INSTRUCTIONS FOR THE TASK
Reproduce precisely the lines between the start of the data below and the line with "ss3k_y, ss4k_y, ss5k_y]", both included.
___ DATASET ROWS
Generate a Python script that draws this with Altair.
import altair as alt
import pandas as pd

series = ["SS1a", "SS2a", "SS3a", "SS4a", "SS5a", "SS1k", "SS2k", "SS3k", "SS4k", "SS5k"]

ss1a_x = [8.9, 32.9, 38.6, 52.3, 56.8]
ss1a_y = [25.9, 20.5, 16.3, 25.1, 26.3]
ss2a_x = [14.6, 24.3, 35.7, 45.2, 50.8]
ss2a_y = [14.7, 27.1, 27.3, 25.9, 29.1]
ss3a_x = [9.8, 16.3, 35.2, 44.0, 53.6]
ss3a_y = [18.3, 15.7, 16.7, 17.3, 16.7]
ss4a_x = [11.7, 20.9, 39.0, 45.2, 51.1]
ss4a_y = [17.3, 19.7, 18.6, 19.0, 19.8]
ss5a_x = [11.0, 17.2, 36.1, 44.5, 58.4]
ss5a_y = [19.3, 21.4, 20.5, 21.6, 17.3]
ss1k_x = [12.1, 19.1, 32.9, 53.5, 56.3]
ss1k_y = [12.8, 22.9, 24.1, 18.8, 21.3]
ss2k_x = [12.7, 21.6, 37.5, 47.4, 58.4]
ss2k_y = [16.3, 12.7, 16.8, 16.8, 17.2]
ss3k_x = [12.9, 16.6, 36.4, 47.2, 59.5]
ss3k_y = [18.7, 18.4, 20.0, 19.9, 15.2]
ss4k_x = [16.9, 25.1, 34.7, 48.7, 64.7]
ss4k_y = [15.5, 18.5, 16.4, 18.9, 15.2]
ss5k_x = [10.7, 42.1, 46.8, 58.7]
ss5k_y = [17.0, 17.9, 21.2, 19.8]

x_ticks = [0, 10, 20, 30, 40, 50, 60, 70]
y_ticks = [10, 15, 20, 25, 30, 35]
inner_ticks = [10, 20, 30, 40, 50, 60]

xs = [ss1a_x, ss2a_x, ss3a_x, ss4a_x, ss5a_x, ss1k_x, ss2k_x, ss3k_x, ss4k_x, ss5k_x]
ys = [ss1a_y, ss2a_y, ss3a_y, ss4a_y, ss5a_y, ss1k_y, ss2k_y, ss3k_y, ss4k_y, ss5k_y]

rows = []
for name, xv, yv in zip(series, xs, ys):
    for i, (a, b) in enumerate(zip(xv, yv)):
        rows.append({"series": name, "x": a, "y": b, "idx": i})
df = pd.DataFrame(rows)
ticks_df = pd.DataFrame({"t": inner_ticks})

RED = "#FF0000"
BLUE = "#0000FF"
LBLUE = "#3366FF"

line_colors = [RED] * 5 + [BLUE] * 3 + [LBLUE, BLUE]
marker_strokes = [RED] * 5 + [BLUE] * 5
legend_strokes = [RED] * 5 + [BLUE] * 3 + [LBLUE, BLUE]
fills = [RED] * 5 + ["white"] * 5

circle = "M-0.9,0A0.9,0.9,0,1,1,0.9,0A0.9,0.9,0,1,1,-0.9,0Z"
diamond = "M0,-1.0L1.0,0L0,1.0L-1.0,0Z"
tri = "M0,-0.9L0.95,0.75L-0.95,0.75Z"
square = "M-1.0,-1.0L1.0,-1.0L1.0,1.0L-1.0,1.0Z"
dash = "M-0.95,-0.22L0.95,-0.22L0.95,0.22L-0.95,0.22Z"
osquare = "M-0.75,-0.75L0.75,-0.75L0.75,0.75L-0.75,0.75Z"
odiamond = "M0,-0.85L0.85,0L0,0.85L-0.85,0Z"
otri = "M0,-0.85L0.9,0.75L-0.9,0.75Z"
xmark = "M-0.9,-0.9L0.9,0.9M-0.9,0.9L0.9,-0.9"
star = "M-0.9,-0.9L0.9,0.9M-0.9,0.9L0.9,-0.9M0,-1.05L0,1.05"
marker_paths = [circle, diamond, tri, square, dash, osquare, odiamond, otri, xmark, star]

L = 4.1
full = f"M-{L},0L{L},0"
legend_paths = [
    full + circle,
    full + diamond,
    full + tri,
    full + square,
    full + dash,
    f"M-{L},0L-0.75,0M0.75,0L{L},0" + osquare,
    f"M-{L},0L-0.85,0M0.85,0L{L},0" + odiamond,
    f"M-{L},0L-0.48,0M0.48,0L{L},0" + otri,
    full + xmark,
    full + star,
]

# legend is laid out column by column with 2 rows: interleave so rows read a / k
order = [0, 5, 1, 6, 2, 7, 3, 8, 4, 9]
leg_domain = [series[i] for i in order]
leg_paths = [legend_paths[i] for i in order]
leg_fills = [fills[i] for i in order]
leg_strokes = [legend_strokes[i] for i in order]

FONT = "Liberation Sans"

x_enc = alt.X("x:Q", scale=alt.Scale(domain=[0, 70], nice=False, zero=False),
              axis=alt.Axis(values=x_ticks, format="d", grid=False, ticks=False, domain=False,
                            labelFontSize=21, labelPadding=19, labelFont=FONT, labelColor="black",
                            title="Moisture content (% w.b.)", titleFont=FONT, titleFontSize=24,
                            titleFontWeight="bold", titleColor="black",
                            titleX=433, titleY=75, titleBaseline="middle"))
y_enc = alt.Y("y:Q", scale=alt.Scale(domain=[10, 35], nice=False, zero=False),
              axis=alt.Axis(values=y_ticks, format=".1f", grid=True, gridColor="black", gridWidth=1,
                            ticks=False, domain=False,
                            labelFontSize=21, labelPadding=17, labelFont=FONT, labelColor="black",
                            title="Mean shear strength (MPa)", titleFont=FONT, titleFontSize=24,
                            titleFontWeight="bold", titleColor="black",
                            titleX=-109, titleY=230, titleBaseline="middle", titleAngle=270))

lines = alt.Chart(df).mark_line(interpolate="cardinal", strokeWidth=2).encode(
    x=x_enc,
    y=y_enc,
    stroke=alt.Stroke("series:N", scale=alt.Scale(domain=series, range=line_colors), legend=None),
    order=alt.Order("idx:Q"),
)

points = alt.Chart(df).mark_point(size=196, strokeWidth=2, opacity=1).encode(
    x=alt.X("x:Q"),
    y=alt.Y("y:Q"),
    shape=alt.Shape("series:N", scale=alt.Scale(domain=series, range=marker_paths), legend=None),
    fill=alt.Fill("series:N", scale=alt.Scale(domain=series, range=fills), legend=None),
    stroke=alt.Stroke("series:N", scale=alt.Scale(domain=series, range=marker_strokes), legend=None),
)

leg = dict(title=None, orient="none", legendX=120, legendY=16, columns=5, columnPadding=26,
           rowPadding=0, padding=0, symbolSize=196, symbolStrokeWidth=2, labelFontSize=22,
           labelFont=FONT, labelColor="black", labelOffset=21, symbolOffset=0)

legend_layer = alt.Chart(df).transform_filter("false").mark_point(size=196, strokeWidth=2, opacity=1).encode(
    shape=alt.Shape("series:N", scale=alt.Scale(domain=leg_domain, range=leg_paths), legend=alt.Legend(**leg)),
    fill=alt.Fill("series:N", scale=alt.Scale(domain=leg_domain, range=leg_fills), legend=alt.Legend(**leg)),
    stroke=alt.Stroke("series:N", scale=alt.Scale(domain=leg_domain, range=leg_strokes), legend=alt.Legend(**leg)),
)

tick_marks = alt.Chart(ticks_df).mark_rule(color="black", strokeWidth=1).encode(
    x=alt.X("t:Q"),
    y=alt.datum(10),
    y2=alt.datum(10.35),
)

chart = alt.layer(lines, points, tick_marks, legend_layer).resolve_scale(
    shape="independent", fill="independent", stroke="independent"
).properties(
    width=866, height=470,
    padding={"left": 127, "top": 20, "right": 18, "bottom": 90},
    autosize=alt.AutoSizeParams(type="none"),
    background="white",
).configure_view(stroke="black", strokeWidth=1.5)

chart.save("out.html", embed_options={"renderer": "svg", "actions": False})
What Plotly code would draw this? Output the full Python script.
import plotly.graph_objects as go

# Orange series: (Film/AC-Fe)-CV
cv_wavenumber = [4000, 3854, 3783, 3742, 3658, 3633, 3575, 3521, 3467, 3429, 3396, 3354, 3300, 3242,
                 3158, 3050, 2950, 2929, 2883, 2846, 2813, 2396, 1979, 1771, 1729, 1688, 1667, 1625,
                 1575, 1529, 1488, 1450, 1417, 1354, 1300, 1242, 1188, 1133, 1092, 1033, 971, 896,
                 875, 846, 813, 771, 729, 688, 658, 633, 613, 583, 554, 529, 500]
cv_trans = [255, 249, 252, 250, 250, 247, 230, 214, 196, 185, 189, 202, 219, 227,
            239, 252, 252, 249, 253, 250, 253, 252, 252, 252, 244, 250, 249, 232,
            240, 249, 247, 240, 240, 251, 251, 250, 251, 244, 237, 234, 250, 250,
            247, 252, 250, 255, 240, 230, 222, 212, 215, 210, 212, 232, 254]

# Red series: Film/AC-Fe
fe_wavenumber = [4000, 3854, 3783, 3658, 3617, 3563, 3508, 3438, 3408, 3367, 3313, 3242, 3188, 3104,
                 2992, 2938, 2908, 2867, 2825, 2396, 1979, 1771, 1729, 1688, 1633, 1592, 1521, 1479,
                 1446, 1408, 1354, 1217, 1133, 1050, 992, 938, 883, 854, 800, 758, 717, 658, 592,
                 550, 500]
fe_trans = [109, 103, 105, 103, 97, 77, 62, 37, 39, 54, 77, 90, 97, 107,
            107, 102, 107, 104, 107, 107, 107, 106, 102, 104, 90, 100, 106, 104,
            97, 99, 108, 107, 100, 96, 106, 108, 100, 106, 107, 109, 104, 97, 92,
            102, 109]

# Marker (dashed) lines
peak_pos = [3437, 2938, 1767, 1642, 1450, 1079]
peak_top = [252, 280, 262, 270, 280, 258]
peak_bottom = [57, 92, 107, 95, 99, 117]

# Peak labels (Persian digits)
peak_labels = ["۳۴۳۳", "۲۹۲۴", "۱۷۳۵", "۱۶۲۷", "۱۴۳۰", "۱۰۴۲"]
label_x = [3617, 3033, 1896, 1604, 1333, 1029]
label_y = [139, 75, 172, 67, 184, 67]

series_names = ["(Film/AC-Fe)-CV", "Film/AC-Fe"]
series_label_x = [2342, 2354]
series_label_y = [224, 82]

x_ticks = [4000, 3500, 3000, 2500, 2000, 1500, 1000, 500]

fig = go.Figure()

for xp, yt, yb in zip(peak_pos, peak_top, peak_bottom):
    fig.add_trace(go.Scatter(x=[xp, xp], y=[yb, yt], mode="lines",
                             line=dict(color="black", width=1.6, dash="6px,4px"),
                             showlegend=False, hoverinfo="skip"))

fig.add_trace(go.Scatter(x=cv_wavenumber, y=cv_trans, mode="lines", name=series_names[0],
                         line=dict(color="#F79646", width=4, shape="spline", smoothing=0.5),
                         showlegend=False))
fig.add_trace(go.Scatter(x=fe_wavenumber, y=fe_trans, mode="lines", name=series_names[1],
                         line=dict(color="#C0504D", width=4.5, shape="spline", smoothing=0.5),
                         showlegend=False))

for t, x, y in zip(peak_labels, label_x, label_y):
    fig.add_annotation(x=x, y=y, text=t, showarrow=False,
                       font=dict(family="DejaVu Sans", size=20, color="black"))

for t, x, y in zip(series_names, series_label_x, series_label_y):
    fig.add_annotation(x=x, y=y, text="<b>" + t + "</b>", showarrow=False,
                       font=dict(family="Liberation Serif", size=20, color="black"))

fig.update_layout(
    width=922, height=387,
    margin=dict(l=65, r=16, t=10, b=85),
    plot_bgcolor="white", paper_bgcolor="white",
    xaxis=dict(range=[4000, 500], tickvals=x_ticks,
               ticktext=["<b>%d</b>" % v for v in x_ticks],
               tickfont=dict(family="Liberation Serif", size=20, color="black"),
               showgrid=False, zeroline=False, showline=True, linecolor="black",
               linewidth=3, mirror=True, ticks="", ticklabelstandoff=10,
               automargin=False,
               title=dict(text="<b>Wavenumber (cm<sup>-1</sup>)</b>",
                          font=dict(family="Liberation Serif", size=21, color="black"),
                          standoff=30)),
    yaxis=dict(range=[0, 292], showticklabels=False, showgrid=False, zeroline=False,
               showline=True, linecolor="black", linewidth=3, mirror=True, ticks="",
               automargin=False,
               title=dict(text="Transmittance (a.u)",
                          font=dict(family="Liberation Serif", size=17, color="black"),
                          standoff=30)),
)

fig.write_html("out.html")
______
WRITTEN ANSWER
Generate a Python script that draws this with Altair.
import altair as alt
import pandas as pd

series = ["SS1a", "SS2a", "SS3a", "SS4a", "SS5a", "SS1k", "SS2k", "SS3k", "SS4k", "SS5k"]

ss1a_x = [8.9, 32.9, 38.6, 52.3, 56.8]
ss1a_y = [25.9, 20.5, 16.3, 25.1, 26.3]
ss2a_x = [14.6, 24.3, 35.7, 45.2, 50.8]
ss2a_y = [14.7, 27.1, 27.3, 25.9, 29.1]
ss3a_x = [9.8, 16.3, 35.2, 44.0, 53.6]
ss3a_y = [18.3, 15.7, 16.7, 17.3, 16.7]
ss4a_x = [11.7, 20.9, 39.0, 45.2, 51.1]
ss4a_y = [17.3, 19.7, 18.6, 19.0, 19.8]
ss5a_x = [11.0, 17.2, 36.1, 44.5, 58.4]
ss5a_y = [19.3, 21.4, 20.5, 21.6, 17.3]
ss1k_x = [12.1, 19.1, 32.9, 53.5, 56.3]
ss1k_y = [12.8, 22.9, 24.1, 18.8, 21.3]
ss2k_x = [12.7, 21.6, 37.5, 47.4, 58.4]
ss2k_y = [16.3, 12.7, 16.8, 16.8, 17.2]
ss3k_x = [12.9, 16.6, 36.4, 47.2, 59.5]
ss3k_y = [18.7, 18.4, 20.0, 19.9, 15.2]
ss4k_x = [16.9, 25.1, 34.7, 48.7, 64.7]
ss4k_y = [15.5, 18.5, 16.4, 18.9, 15.2]
ss5k_x = [10.7, 42.1, 46.8, 58.7]
ss5k_y = [17.0, 17.9, 21.2, 19.8]

x_ticks = [0, 10, 20, 30, 40, 50, 60, 70]
y_ticks = [10, 15, 20, 25, 30, 35]
inner_ticks = [10, 20, 30, 40, 50, 60]

xs = [ss1a_x, ss2a_x, ss3a_x, ss4a_x, ss5a_x, ss1k_x, ss2k_x, ss3k_x, ss4k_x, ss5k_x]
ys = [ss1a_y, ss2a_y, ss3a_y, ss4a_y, ss5a_y, ss1k_y, ss2k_y, ss3k_y, ss4k_y, ss5k_y]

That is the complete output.